Leave out the pictures and print only the lines from the one with "Give me the" through the one with "import seaborn as sns", exactly as they are.

→ **SUPPLIED RECORDS**:
--- begin ---

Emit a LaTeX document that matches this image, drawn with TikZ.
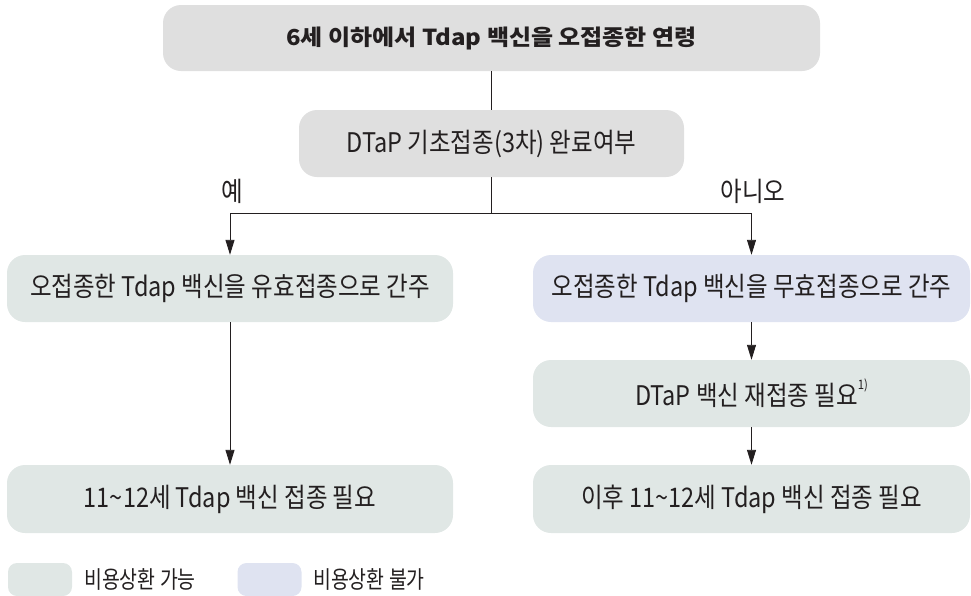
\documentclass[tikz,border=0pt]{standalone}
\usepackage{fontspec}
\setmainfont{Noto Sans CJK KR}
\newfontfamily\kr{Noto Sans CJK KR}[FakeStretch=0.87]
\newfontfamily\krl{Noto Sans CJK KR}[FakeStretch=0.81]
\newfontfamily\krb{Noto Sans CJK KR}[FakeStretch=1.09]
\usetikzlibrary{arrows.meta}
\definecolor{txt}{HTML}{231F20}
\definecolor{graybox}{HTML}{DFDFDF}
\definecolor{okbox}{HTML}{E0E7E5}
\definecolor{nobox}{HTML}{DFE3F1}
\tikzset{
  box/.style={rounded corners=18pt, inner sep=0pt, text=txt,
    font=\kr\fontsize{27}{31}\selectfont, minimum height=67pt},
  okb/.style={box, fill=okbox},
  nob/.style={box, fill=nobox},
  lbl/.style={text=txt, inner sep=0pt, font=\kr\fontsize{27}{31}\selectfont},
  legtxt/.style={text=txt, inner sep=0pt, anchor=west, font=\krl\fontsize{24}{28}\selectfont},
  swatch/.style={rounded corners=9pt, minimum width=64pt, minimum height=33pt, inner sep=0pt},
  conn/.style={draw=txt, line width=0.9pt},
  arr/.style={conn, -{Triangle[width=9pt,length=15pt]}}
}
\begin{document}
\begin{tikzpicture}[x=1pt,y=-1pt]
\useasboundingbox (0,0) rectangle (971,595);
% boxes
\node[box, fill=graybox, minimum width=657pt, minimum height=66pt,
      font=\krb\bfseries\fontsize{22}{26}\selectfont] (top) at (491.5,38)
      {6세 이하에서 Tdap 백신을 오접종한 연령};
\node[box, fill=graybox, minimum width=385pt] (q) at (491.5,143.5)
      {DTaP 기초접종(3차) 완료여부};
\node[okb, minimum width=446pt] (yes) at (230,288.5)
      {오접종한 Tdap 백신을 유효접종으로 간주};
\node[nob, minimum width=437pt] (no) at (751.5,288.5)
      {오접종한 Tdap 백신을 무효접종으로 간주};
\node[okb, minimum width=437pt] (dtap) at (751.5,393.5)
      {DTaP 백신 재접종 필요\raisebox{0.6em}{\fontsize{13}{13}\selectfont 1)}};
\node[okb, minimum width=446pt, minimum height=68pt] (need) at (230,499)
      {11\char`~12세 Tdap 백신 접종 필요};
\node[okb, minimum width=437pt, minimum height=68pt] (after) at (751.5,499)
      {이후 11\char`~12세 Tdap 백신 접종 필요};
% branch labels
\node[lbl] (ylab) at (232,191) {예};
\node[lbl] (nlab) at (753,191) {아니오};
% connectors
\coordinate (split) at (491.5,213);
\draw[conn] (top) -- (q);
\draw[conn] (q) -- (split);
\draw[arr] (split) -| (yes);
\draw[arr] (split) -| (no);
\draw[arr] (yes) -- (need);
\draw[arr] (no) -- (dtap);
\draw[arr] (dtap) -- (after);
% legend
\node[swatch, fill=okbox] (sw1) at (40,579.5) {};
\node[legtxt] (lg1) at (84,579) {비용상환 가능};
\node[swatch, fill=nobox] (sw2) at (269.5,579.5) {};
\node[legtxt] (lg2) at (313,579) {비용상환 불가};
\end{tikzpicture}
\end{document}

--- end ---
--- begin ---

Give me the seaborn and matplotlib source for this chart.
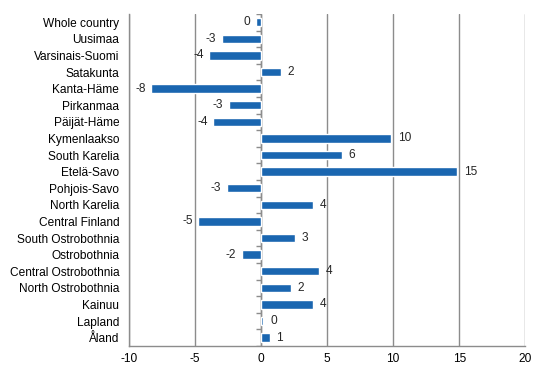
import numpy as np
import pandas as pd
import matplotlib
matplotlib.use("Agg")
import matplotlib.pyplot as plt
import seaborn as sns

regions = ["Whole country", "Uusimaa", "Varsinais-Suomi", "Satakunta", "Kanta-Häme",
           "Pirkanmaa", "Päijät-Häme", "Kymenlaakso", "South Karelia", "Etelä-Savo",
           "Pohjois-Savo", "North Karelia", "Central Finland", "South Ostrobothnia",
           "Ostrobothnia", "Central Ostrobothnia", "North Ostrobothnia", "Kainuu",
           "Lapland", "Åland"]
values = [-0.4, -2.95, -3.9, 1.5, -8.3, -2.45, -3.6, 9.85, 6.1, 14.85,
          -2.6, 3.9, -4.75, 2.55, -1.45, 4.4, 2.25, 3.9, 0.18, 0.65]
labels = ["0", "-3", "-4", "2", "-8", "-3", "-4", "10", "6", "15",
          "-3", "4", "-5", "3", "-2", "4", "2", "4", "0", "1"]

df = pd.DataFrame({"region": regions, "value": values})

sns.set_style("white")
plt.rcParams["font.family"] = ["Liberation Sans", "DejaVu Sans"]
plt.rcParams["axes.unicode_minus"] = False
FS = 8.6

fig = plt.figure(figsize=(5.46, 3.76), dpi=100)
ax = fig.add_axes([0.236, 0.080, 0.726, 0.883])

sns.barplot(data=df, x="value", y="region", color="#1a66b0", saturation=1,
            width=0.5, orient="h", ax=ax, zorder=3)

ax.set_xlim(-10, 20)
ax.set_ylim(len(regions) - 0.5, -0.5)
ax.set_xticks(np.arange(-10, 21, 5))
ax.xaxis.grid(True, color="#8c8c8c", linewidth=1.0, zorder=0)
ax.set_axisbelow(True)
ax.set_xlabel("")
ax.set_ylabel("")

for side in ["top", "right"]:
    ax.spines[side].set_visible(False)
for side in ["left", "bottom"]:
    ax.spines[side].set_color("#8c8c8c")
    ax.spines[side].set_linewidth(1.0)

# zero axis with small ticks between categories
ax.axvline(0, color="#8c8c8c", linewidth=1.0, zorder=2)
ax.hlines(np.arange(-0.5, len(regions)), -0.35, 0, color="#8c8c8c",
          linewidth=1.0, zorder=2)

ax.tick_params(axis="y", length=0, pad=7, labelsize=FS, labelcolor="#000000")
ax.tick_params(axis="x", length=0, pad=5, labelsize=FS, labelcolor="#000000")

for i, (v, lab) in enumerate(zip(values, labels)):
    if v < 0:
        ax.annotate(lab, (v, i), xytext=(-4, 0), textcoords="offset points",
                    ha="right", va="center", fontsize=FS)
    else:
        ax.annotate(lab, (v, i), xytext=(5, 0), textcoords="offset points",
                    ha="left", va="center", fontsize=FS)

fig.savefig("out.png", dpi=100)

--- end ---

→ **CORRECT RESPONSE**:
Give me the seaborn and matplotlib source for this chart.
import numpy as np
import pandas as pd
import matplotlib
matplotlib.use("Agg")
import matplotlib.pyplot as plt
import seaborn as sns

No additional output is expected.